Torolf the Jack Russell leaning out of the big wooden windows and enjoying the view down the valley, where mountain after mountain comes down from both sides, getting barer and bluer into the distance while the foreground is lush and green.

In many ways, Anita’s B&B was a far better place to stay than our original location up at Grindelwald. It was textbook Heidi-land (sorry, Swiss – I know how much you hate her), it was lush and green and quiet, the mountains loomed as cliffs directly above us, we saw deer in the garden and the station was a flat walk away instead of a hike uphill to the middle of Grindelwald. As I said, we had our own bus but according to the law, our driver required a day off which meant we had to get ourselves around. I’m pretty sure some of the ladies just stayed at home. Some went up the Jungfraujoch (and came back with altitude sickness, which struck during dinner that evening…) and I went off to Neuchatel and Yverdon-les-Bains. I also went up to Grindelwald to swim at the sports centre at least once, possibly twice. Taking the little mountain train 18 minutes up the valley in a country I used to live in earned me a proper serious “Oh, good for you!” for the rest of the group – every now and then I get a reminder that other people simply don’t do things on their own and that was one.

Grindelwald in the evening. The town looks dark but it's not really - the sky is still quite light but the mountains surrounding the town block out a lot of the light. The photo is on the station platform with a navy and yellow train standing there on my left.

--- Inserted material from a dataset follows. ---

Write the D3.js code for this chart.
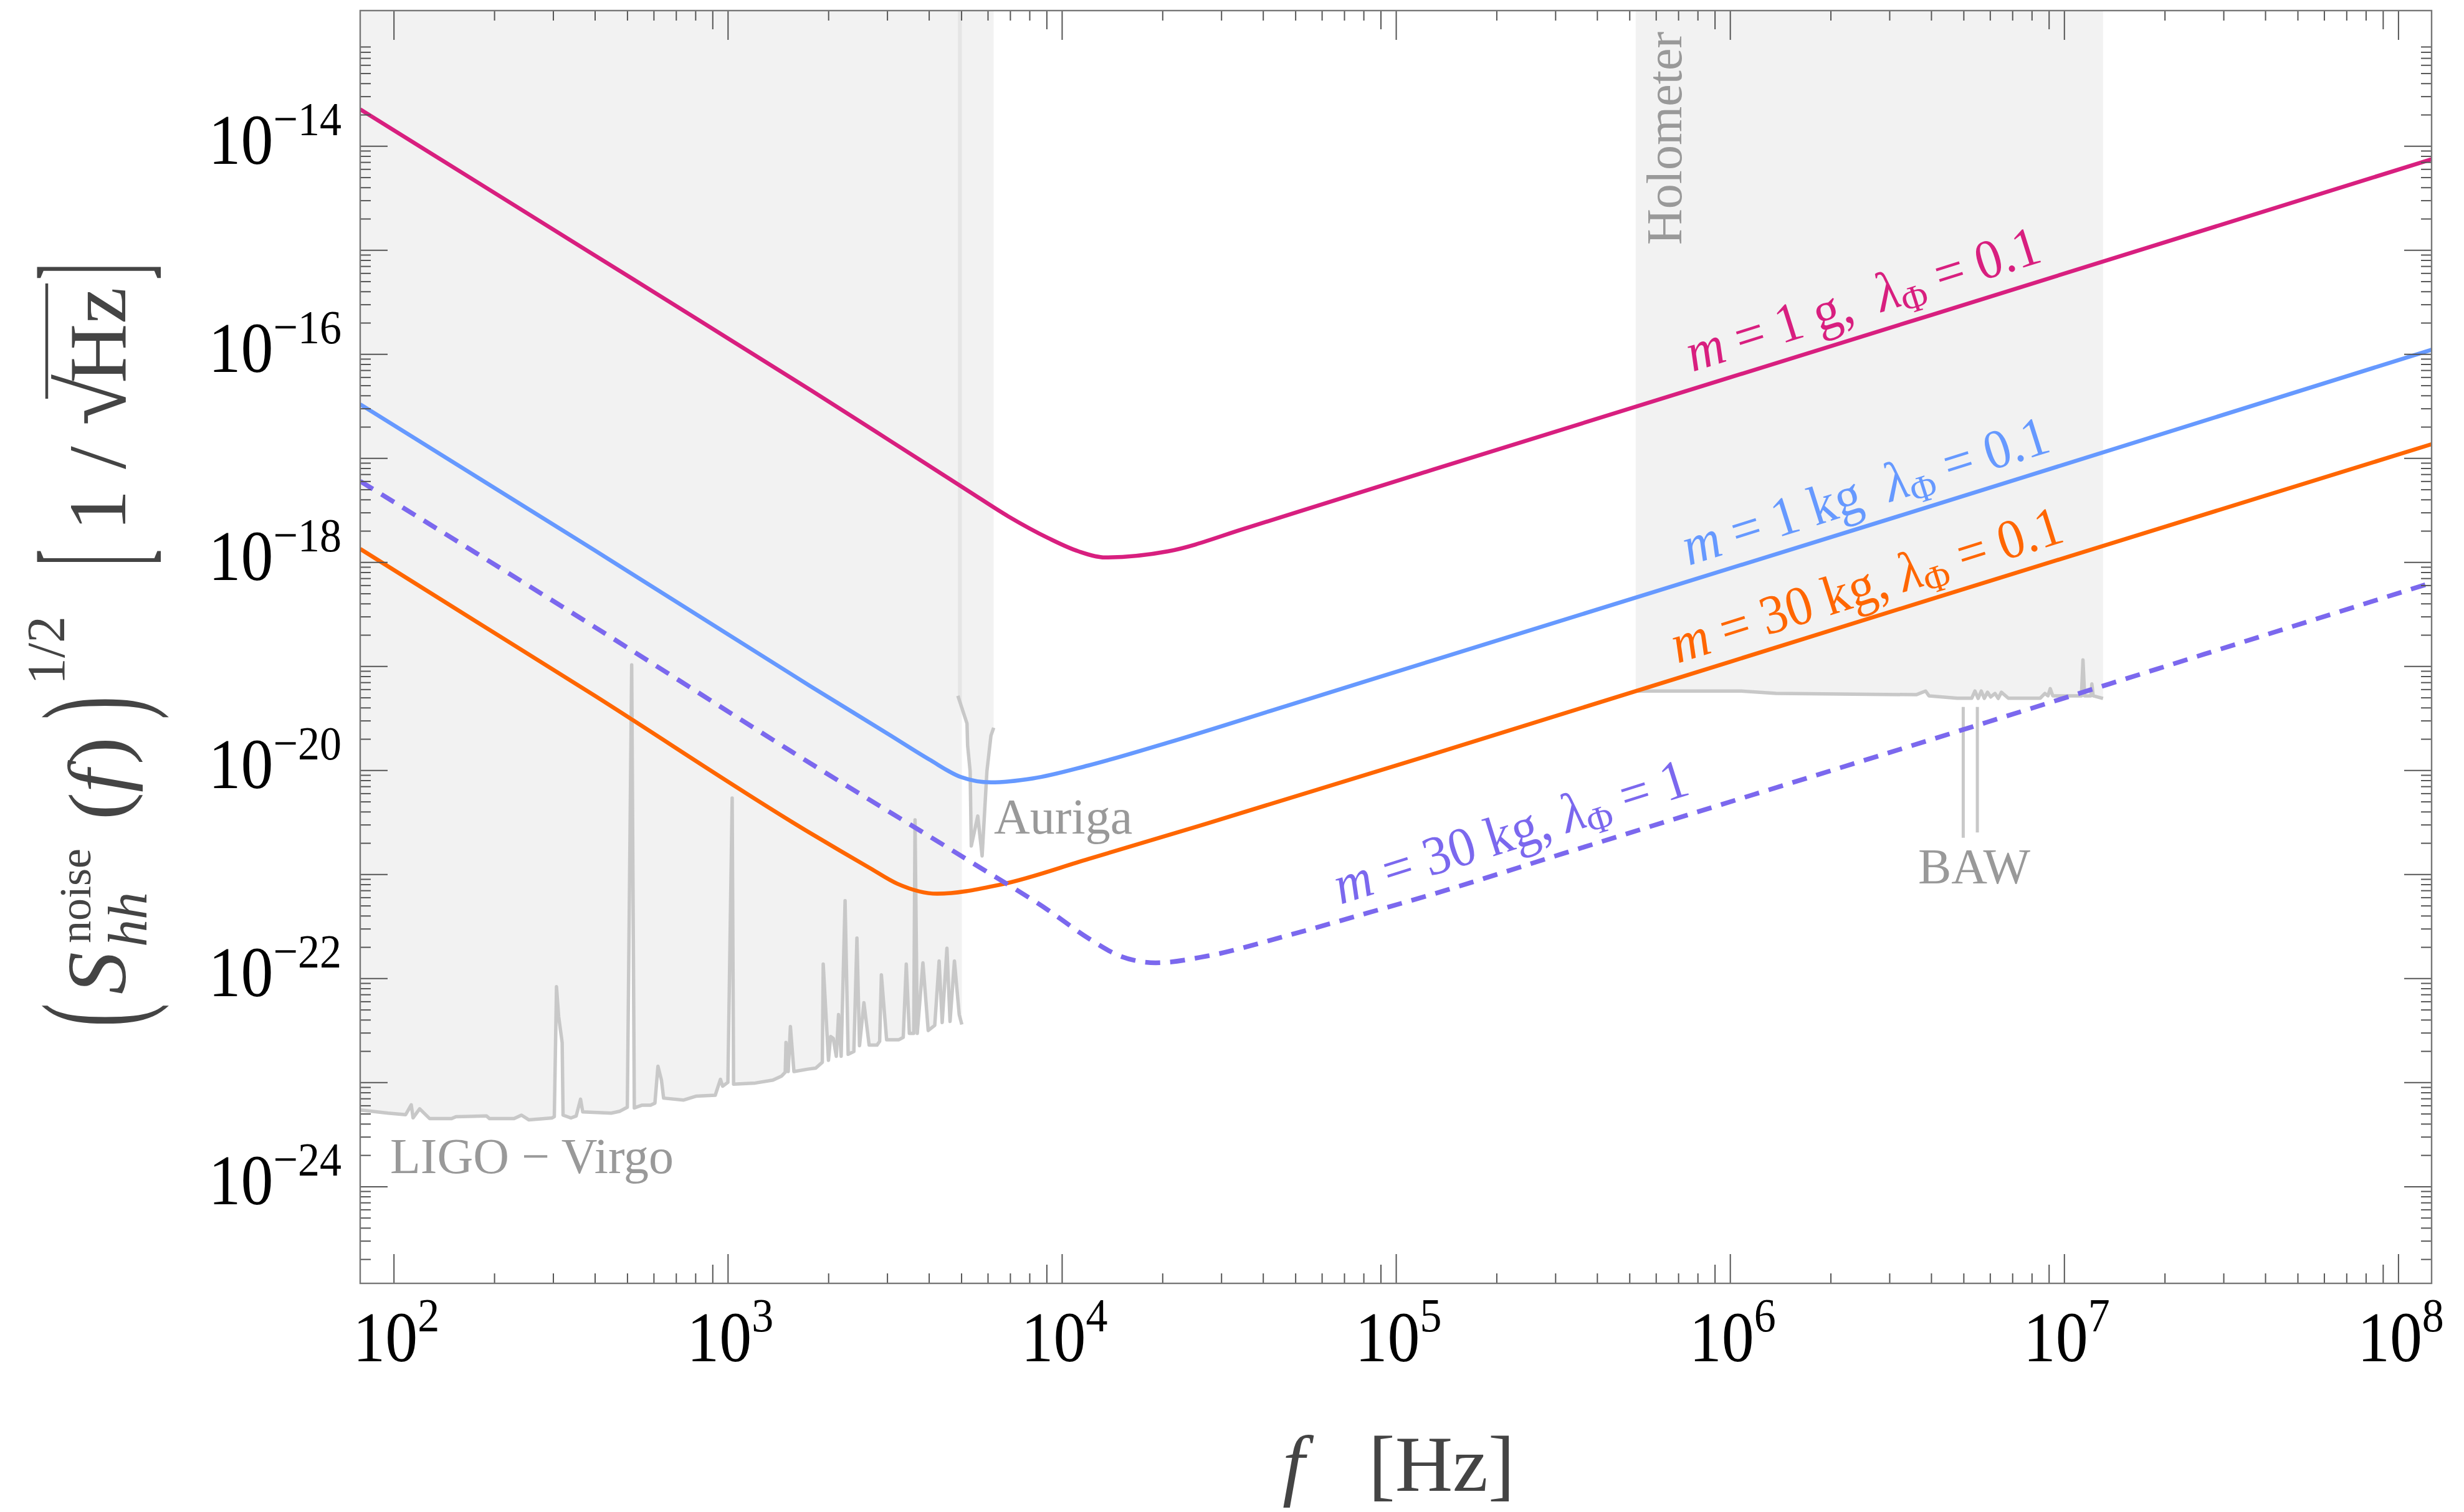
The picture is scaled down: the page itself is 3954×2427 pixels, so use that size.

At the end of the week, we gave Anita a present and a card to thank her for all the trouble she’d taken for us, we printed our group photo from Our Chalet and we gave her a Girlguiding UK friendship badge – it’s the sort of thing you take on international trips and I’d been carrying a handful around all week in case we met anyone at Our Chalet I could give one too. And more importantly, we gave her her house back!